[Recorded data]
•••

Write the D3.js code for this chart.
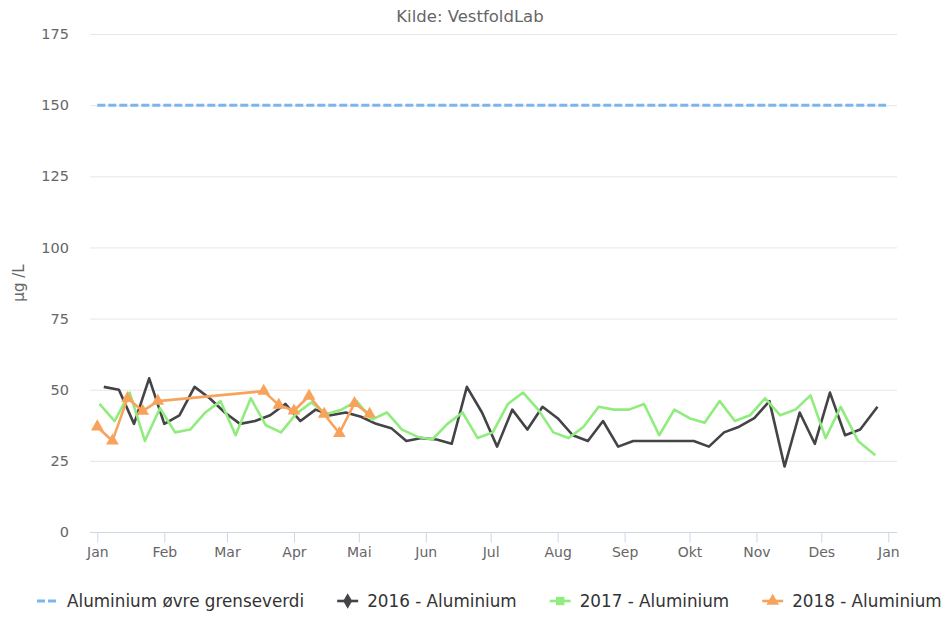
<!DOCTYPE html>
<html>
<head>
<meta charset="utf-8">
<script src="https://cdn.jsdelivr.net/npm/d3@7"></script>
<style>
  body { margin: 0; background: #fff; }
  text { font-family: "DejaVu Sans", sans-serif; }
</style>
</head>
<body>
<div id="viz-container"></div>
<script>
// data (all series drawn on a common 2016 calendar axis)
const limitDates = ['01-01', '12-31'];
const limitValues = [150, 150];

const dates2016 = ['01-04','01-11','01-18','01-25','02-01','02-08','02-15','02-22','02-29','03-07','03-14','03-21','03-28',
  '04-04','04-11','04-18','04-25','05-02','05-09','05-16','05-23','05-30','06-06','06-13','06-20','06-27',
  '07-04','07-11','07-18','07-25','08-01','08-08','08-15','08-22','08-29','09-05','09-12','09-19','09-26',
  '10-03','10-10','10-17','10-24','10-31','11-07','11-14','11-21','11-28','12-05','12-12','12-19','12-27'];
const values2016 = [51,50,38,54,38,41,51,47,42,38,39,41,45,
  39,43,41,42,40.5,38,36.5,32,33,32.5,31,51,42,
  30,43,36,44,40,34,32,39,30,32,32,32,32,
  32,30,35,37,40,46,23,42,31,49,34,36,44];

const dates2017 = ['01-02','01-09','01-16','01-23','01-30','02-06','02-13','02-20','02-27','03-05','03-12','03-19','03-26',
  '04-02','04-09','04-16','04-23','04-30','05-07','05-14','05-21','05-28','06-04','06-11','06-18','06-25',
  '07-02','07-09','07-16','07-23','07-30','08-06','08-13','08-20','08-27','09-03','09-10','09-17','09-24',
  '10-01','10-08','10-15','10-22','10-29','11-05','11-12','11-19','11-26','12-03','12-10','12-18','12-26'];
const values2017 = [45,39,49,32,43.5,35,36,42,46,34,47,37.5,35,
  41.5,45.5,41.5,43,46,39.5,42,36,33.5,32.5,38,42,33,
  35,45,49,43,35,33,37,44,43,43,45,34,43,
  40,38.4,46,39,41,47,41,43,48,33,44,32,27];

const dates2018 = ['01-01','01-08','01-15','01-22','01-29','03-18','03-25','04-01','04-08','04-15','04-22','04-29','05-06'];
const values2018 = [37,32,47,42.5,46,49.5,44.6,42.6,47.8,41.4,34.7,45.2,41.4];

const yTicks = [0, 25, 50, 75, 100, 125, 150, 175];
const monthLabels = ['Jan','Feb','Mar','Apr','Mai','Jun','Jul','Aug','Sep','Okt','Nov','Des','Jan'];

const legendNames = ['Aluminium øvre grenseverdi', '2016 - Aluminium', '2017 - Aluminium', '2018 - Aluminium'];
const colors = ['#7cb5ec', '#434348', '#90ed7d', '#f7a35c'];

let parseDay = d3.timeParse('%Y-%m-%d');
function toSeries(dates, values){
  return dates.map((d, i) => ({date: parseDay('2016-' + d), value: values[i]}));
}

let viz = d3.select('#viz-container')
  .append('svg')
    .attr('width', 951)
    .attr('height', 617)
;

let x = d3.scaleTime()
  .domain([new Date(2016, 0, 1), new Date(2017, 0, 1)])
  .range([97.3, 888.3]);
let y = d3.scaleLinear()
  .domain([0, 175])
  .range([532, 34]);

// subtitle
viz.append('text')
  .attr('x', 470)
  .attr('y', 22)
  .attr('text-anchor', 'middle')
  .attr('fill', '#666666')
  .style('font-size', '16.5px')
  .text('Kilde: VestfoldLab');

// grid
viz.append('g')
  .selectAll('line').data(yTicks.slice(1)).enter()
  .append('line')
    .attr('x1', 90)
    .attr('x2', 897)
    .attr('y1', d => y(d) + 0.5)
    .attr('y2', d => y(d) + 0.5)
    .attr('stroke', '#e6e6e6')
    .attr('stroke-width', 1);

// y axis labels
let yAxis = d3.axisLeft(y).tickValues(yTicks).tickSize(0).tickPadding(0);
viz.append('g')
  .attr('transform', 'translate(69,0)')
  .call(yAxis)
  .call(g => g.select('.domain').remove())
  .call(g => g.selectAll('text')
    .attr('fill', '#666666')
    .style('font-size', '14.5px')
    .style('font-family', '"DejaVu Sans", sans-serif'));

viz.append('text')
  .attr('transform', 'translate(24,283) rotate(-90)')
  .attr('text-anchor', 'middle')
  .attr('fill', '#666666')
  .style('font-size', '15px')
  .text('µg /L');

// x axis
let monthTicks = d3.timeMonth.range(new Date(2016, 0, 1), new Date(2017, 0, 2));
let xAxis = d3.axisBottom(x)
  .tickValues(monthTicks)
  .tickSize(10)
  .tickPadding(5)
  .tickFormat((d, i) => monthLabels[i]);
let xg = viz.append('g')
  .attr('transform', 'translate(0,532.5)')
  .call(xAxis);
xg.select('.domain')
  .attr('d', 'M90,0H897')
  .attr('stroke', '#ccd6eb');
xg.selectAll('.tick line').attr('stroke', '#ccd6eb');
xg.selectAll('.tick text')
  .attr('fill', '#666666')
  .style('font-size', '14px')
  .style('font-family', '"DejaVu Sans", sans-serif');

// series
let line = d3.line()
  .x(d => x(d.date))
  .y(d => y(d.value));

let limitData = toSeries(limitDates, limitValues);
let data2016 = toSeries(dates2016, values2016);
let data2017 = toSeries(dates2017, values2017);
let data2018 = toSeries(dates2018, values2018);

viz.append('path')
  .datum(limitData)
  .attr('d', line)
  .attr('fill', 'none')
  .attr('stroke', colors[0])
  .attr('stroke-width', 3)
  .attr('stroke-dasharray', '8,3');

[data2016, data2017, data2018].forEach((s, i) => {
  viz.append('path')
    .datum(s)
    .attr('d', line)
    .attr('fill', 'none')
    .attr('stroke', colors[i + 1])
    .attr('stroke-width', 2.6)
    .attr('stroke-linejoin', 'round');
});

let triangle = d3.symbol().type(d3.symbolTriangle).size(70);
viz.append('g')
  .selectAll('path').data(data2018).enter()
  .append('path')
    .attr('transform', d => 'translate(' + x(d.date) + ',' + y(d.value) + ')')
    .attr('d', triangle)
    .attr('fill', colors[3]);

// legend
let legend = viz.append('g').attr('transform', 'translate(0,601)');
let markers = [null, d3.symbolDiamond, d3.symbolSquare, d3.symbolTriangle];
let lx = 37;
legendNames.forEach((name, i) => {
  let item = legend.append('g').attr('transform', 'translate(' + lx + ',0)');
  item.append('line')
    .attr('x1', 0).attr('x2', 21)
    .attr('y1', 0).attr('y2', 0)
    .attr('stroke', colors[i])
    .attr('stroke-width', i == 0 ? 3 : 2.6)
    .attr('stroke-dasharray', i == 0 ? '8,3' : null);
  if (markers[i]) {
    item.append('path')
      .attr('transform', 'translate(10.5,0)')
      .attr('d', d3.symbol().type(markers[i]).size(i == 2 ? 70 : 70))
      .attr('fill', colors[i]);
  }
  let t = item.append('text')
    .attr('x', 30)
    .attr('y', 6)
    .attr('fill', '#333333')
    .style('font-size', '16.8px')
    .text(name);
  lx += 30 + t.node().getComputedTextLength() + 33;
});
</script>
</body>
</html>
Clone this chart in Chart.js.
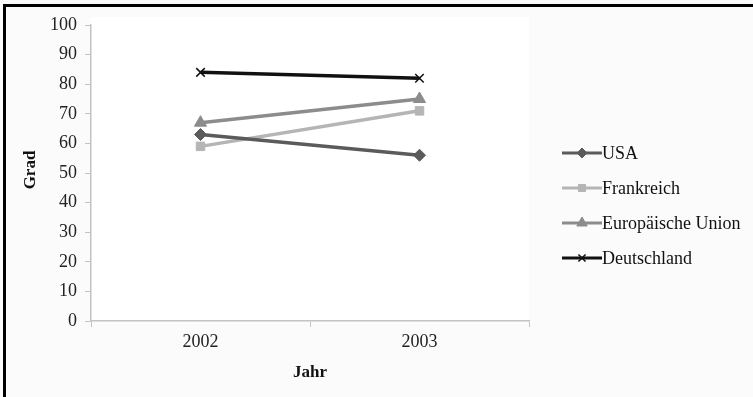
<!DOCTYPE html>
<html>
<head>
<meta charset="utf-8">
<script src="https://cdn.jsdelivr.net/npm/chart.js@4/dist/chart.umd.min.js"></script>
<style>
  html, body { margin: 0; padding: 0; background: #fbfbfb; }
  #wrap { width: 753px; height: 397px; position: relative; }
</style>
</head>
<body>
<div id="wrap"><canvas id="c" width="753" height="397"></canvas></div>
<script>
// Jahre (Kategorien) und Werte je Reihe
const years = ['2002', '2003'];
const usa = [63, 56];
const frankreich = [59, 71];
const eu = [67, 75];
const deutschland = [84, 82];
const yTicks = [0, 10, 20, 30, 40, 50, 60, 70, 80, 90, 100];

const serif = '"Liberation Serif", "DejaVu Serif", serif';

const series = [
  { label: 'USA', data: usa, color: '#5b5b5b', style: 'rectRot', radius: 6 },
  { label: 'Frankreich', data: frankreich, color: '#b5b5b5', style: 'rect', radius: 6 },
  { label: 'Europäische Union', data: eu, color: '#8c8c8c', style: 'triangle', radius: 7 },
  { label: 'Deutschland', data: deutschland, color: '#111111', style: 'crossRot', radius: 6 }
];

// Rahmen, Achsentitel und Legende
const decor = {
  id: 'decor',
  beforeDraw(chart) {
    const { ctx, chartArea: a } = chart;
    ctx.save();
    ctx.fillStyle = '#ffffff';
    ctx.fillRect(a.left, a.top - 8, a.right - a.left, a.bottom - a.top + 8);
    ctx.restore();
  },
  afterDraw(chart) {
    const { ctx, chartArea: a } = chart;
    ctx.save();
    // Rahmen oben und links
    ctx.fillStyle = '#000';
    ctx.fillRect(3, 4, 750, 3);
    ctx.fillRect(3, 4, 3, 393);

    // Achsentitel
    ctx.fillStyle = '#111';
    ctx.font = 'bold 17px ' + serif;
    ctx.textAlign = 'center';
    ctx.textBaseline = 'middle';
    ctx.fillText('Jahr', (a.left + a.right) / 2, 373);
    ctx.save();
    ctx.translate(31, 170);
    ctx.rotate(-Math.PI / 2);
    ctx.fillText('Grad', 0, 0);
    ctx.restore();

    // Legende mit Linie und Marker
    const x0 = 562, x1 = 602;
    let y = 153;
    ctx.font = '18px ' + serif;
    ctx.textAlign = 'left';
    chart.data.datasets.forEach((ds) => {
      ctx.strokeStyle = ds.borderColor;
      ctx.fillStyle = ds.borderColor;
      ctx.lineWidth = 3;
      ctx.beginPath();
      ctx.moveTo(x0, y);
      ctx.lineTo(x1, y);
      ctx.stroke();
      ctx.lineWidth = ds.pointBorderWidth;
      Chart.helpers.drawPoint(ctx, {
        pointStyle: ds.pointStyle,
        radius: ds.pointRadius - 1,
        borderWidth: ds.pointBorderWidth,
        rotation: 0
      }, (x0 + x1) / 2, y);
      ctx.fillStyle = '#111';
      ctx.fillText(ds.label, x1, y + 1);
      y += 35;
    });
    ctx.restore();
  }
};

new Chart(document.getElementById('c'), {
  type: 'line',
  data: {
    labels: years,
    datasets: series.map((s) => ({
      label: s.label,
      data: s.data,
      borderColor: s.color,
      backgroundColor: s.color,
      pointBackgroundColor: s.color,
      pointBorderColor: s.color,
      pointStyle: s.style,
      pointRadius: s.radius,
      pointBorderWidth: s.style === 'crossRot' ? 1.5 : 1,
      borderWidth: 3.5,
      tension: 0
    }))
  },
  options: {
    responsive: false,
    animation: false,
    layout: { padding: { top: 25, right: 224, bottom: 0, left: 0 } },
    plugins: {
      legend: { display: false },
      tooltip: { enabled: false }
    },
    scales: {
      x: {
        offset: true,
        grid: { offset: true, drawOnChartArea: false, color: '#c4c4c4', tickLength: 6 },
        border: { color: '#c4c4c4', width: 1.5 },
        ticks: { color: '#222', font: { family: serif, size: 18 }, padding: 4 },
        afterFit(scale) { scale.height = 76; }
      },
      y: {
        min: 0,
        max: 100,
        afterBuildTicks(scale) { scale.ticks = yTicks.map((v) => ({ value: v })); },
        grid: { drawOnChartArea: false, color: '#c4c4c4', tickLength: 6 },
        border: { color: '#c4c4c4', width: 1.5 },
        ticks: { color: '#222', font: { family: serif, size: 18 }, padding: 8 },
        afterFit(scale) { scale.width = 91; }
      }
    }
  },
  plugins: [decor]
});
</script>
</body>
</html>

•••

* **What needs to be done**
Pictures excluded, repeat exactly the lines from the top of the material through the line with "const limitValues = [150, 150];", including both of those lines.

* **Result of this task**
Write the D3.js code for this chart.
<!DOCTYPE html>
<html>
<head>
<meta charset="utf-8">
<script src="https://cdn.jsdelivr.net/npm/d3@7"></script>
<style>
  body { margin: 0; background: #fff; }
  text { font-family: "DejaVu Sans", sans-serif; }
</style>
</head>
<body>
<div id="viz-container"></div>
<script>
// data (all series drawn on a common 2016 calendar axis)
const limitDates = ['01-01', '12-31'];
const limitValues = [150, 150];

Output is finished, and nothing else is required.